What the exercise asks: Identify all lines below that hold "this" and collect them.

The data:
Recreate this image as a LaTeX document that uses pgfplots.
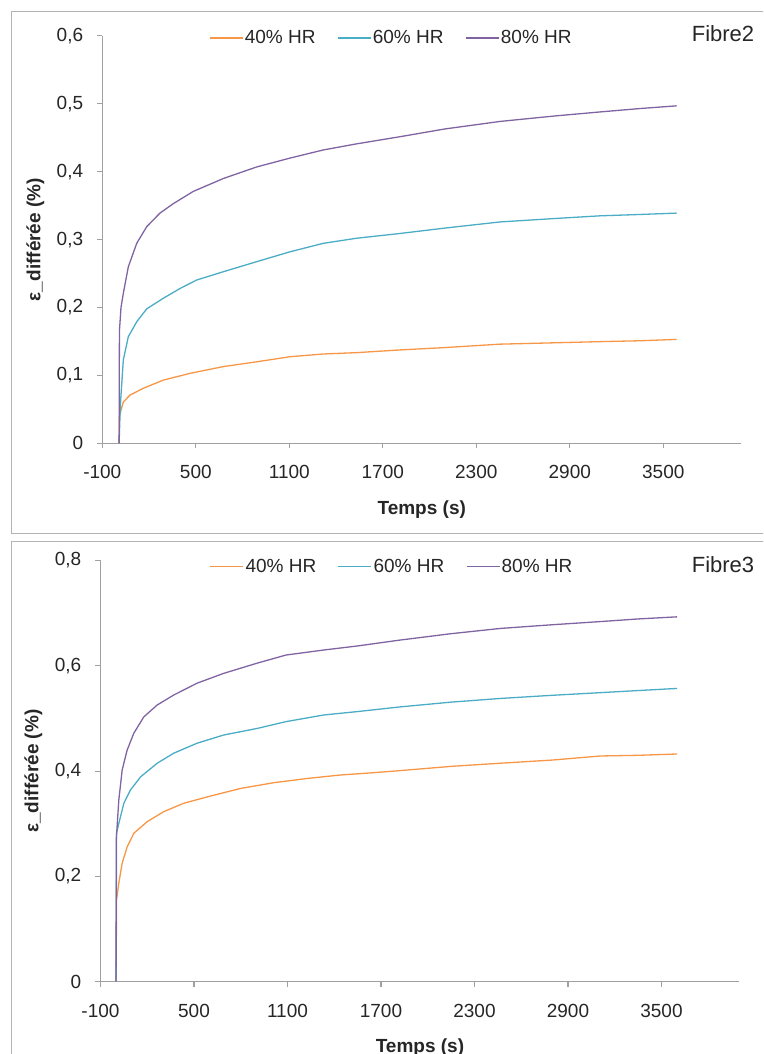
\documentclass[border=0pt]{standalone}
\usepackage{pgfplots}
\pgfplotsset{compat=1.18}
\usepackage{pgfplotstable}
\usepackage{fontspec}
\setmainfont{Liberation Sans}
\definecolor{cOr}{HTML}{F79646}
\definecolor{cCy}{HTML}{4BACC6}
\definecolor{cPu}{HTML}{8064A2}
\definecolor{axgray}{HTML}{A0A0A0}
\definecolor{frgray}{HTML}{B4B4B4}
\definecolor{txt}{HTML}{262626}

\pgfplotstableread{
t y
8 0
8.5 0.039
35 0.061
78 0.071
163 0.081
291 0.093
463 0.103
677 0.113
891 0.120
1104 0.1275
1318 0.1315
1532 0.1335
1810 0.1375
2100 0.141
2452 0.146
2800 0.148
3094 0.1497
3350 0.151
3586 0.153
}\topOr
\pgfplotstableread{
t y
8 0
12 0.03
18 0.064
35 0.123
67 0.157
121 0.179
185 0.198
291 0.2135
399 0.228
506 0.2405
677 0.2527
891 0.2675
1104 0.282
1318 0.2945
1532 0.302
1810 0.309
2100 0.317
2452 0.326
2800 0.331
3094 0.335
3350 0.337
3586 0.339
}\topCy
\pgfplotstableread{
t y
8 0
9 0.10
10 0.166
20 0.20
35 0.221
67 0.260
121 0.2945
185 0.319
270 0.339
356 0.353
484 0.371
677 0.390
891 0.407
1104 0.420
1318 0.432
1532 0.441
1810 0.4515
2100 0.463
2452 0.474
2800 0.482
3094 0.488
3350 0.493
3586 0.497
}\topPu
\pgfplotstableread{
t y
0 0
3 0.155
17.5 0.187
39 0.225
71 0.256
114 0.282
200 0.304
306 0.323
435 0.339
585 0.351
798 0.367
1012 0.378
1226 0.386
1440 0.3926
1654 0.397
1825 0.401
2150 0.409
2467 0.415
2800 0.421
3108 0.4287
3350 0.430
3600 0.4325
}\botOr
\pgfplotstableread{
t y
0 0
3 0.283
28 0.313
50 0.339
92 0.364
157 0.389
264 0.415
370 0.434
520 0.453
691 0.4686
905 0.481
1091 0.494
1333 0.5066
1547 0.513
1825 0.522
2150 0.531
2467 0.538
2800 0.544
3108 0.549
3350 0.553
3600 0.557
}\botCy
\pgfplotstableread{
t y
0 0
1 0.269
17.5 0.345
39 0.402
71 0.440
114 0.472
178 0.503
264 0.5256
370 0.5445
520 0.567
691 0.5857
905 0.605
1091 0.6205
1333 0.630
1547 0.6376
1825 0.649
2150 0.661
2467 0.671
2800 0.678
3108 0.684
3350 0.689
3600 0.693
}\botPu

\pgfplotsset{
  exc/.style={
    scale only axis,
    width=638.9pt,
    xmin=-100, xmax=4000,
    axis x line*=bottom, axis y line*=left,
    axis line style={axgray, line width=1.2pt},
    tick style={axgray, line width=1.2pt},
    tick align=outside,
    major tick length=5pt,
    xtick={-100,500,1100,1700,2300,2900,3500},
    xticklabels={-100,500,1100,1700,2300,2900,3500},
    ticklabel style={font=\fontsize{19}{22}\selectfont, text=txt},
    xticklabel style={anchor=center, yshift=-24pt},
    yticklabel style={anchor=east, inner sep=0pt, xshift=-14pt},
    xlabel={Temps (s)},
    ylabel={ε\_différée (\%)},
    xlabel style={at={(rel axis cs:0.5,0)}, yshift=-66pt, anchor=center,
      font=\fontsize{19}{22}\selectfont\bfseries, text=txt},
    ylabel style={at={(rel axis cs:0,0.5)}, yshift=67pt, anchor=center,
      font=\fontsize{19}{22}\selectfont\bfseries, text=txt},
    legend columns=3,
    legend image code/.code={\draw[#1] (0pt,0pt) -- (33pt,0pt);},
    legend style={draw=none, fill=none, inner sep=0pt,
      font=\fontsize{19}{22}\selectfont, text=txt,
      nodes={inner sep=1.5pt},
      /tikz/every even column/.append style={column sep=20pt}},
    clip=false,
  },
}

\begin{document}
\begin{tikzpicture}[x=1pt,y=1pt]
\useasboundingbox (0,0) rectangle (763,1054);
\clip (0,0) rectangle (763,1054);
\draw[frgray, line width=1pt] (11,1042) rectangle (780,520);
\draw[frgray, line width=1pt] (11,512) rectangle (780,-20);

\begin{axis}[exc,
  at={(102.3pt,610.7pt)}, anchor=south west,
  height=407.4pt,
  ymin=0, ymax=0.6,
  ytick={0,0.1,0.2,0.3,0.4,0.5,0.6},
  yticklabels={0,{0,1},{0,2},{0,3},{0,4},{0,5},{0,6}},
  legend style={at={(0.452,0.995)}, anchor=center},
]
\addplot[cOr, line width=1.3pt] table[x=t,y=y] {\topOr};
\addplot[cCy, line width=1.3pt] table[x=t,y=y] {\topCy};
\addplot[cPu, line width=1.3pt] table[x=t,y=y] {\topPu};
\legend{40\% HR,60\% HR,80\% HR}
\end{axis}
\node[text=txt, font=\fontsize{22}{26}\selectfont, anchor=center] at (723,1020) {Fibre2};

\begin{axis}[exc,
  at={(100.5pt,72.3pt)}, anchor=south west,
  height=421.2pt,
  ymin=0, ymax=0.8,
  ytick={0,0.2,0.4,0.6,0.8},
  yticklabels={0,{0,2},{0,4},{0,6},{0,8}},
  legend style={at={(0.456,0.986)}, anchor=center},
]
\addplot[cOr, line width=1.3pt] table[x=t,y=y] {\botOr};
\addplot[cCy, line width=1.3pt] table[x=t,y=y] {\botCy};
\addplot[cPu, line width=1.3pt] table[x=t,y=y] {\botPu};
\legend{40\% HR,60\% HR,80\% HR}
\end{axis}
\node[text=txt, font=\fontsize{22}{26}\selectfont, anchor=center] at (723,489) {Fibre3};
\end{tikzpicture}
\end{document}
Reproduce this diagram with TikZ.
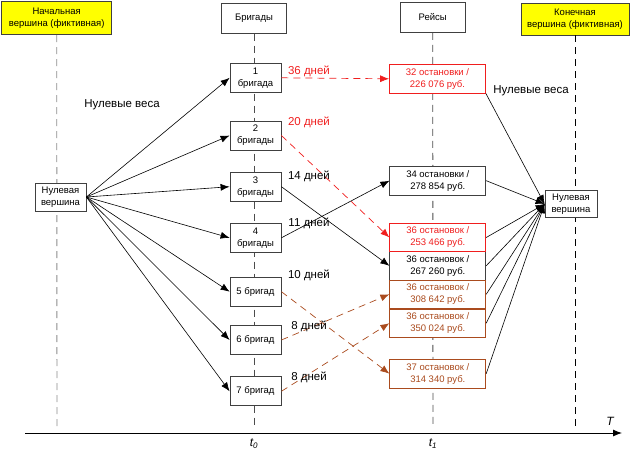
\documentclass[tikz,border=0pt]{standalone}
\usepackage{fontspec}
\setmainfont{Liberation Sans}
\usepackage{tikz}
\usetikzlibrary{arrows.meta}
\definecolor{visred}{RGB}{240,30,30}
\definecolor{visbrown}{RGB}{170,75,30}
\definecolor{visyellow}{RGB}{255,255,0}
\tikzset{
    >={Latex[length=9pt,width=7pt]},
    box/.style={draw=black!75, fill=white, line width=0.8pt, inner sep=0pt,
        align=center, font=\fontsize{9.5}{12}\selectfont},
    brig/.style={box, minimum width=51pt, minimum height=29pt},
    trip/.style={box, minimum width=96pt, minimum height=28.6pt},
    head/.style={box, minimum height=30pt},
    fict/.style={head, fill=visyellow},
    weight/.style={font=\fontsize{11.5}{13}\selectfont, inner sep=0pt},
    timeline/.style={dash pattern=on 7pt off 5pt, line width=0.9pt},
    zero/.style={->, line width=0.6pt},
    redtrip/.style={dash pattern=on 7pt off 5pt, line width=0.7pt, visred, ->},
    browntrip/.style={dash pattern=on 7pt off 5pt, line width=0.7pt, visbrown, ->}}

\begin{document}
\begin{tikzpicture}[x=1pt, y=-1pt]

    \useasboundingbox (0,0) rectangle (642,452);

    % column headers
    \node[fict, minimum width=110pt, minimum height=33pt] (Start) at (56.7,18.3) {Начальная\\вершина (фиктивная)};
    \node[head, minimum width=65pt] (Brig) at (254,18.3) {Бригады};
    \node[head, minimum width=65pt] (Reis) at (432.7,17.5) {Рейсы};
    \node[fict, minimum width=108pt, minimum height=32pt] (Fin) at (575,19) {Конечная\\вершина (фиктивная)};

    % time lines
    \coordinate (sEnd) at (57,426);
    \coordinate (tZero) at (254,426);
    \coordinate (tOne) at (433,426);
    \coordinate (fEnd) at (575,426);
    \draw[timeline, black!45] (Start.south) -- (sEnd);
    \draw[timeline, black!70] (Brig.south) -- (tZero);
    \draw[timeline, black!70] (Reis.south) -- (tOne);
    \draw[timeline, black] (Fin.south) -- (fEnd);

    % axis
    \coordinate (axL) at (25,433);
    \coordinate (axR) at (622,433);
    \draw[->, line width=0.9pt] (axL) -- (axR);
    \node[weight, font=\fontsize{12}{14}\selectfont\itshape] (axT) at (610,421) {T};
    \node[weight, font=\fontsize{12}{14}\selectfont\itshape] (lt0) at (254,444) {t\textsubscript{0}};
    \node[weight, font=\fontsize{12}{14}\selectfont\itshape] (lt1) at (433,444) {t\textsubscript{1}};

    % vertices
    \node[box, minimum width=51pt, minimum height=28pt] (N0) at (60.5,197) {Нулевая\\вершина};
    \node[box, minimum width=52pt, minimum height=27pt] (N1) at (571,204) {Нулевая\\вершина};

    \node[brig] (B1) at (255.5,77.8) {1\\бригада};
    \node[brig] (B2) at (255.5,135.5) {2\\бригады};
    \node[brig] (B3) at (255.5,186.7) {3\\бригады};
    \node[brig] (B4) at (255.5,237.8) {4\\бригады};
    \node[brig] (B5) at (255.5,291.7) {5 бригад};
    \node[brig] (B6) at (255.5,340) {6 бригад};
    \node[brig] (B7) at (255.5,391.3) {7 бригад};

    \node[trip, draw=visred, text=visred] (R1) at (437.5,78.8) {32 остановки /\\226 076 руб.};
    \node[trip] (R2) at (437.8,180.7) {34 остановки /\\278 854 руб.};
    \node[trip] (R4) at (437.8,265.8) {36 остановок /\\267 260 руб.};
    \node[trip, draw=visred, text=visred] (R3) at (437.8,237.5) {36 остановок /\\253 466 руб.};
    \node[trip, draw=visbrown, text=visbrown] (R5) at (437.8,294.3) {36 остановок /\\308 642 руб.};
    \node[trip, draw=visbrown, text=visbrown] (R6) at (437.8,323.2) {36 остановок /\\350 024 руб.};
    \node[trip, draw=visbrown, text=visbrown] (R7) at (437.8,373.7) {37 остановок /\\314 340 руб.};

    % zero weights
    \node[weight] (zL) at (122,105) {Нулевые веса};
    \node[weight] (zR) at (531,91) {Нулевые веса};

    \draw[zero] (N0.east) -- (B1.west);
    \draw[zero] (N0.east) -- (B2.west);
    \draw[zero] (N0.east) -- (B3.west);
    \draw[zero] (N0.east) -- (B4.west);
    \draw[zero] (N0.east) -- (B5.west);
    \draw[zero] (N0.east) -- (B6.west);
    \draw[zero] (N0.east) -- (B7.west);

    \draw[zero] (R1.south east) -- (N1.west);
    \draw[zero] (R2.east) -- (N1.west);
    \draw[zero] (R3.east) -- (N1.west);
    \draw[zero] (R4.east) -- (N1.west);
    \draw[zero] (R5.east) -- (N1.west);
    \draw[zero] (R6.east) -- (N1.west);
    \draw[zero] (R7.east) -- (N1.west);

    % trips
    \draw[redtrip] (B1.east) -- (R1.west);
    \draw[redtrip] (B2.east) -- (R3.west);
    \draw[zero] (B3.east) -- (R4.west);
    \draw[zero] (B4.east) -- (R2.west);
    \draw[browntrip] (B5.east) -- (R7.west);
    \draw[browntrip] (B6.east) -- (R5.west);
    \draw[browntrip] (B7.east) -- (R6.west);

    \node[weight, text=visred] (d1) at (309,71) {36 дней};
    \node[weight, text=visred] (d2) at (309,122) {20 дней};
    \node[weight] (d3) at (309,176) {14 дней};
    \node[weight] (d4) at (309,223) {11 дней};
    \node[weight] (d5) at (309,275) {10 дней};
    \node[weight] (d6) at (309,326) {8 дней};
    \node[weight] (d7) at (309,377) {8 дней};

\end{tikzpicture}
\end{document}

Task answer:
Recreate this image as a LaTeX document that uses pgfplots.
Reproduce this diagram with TikZ.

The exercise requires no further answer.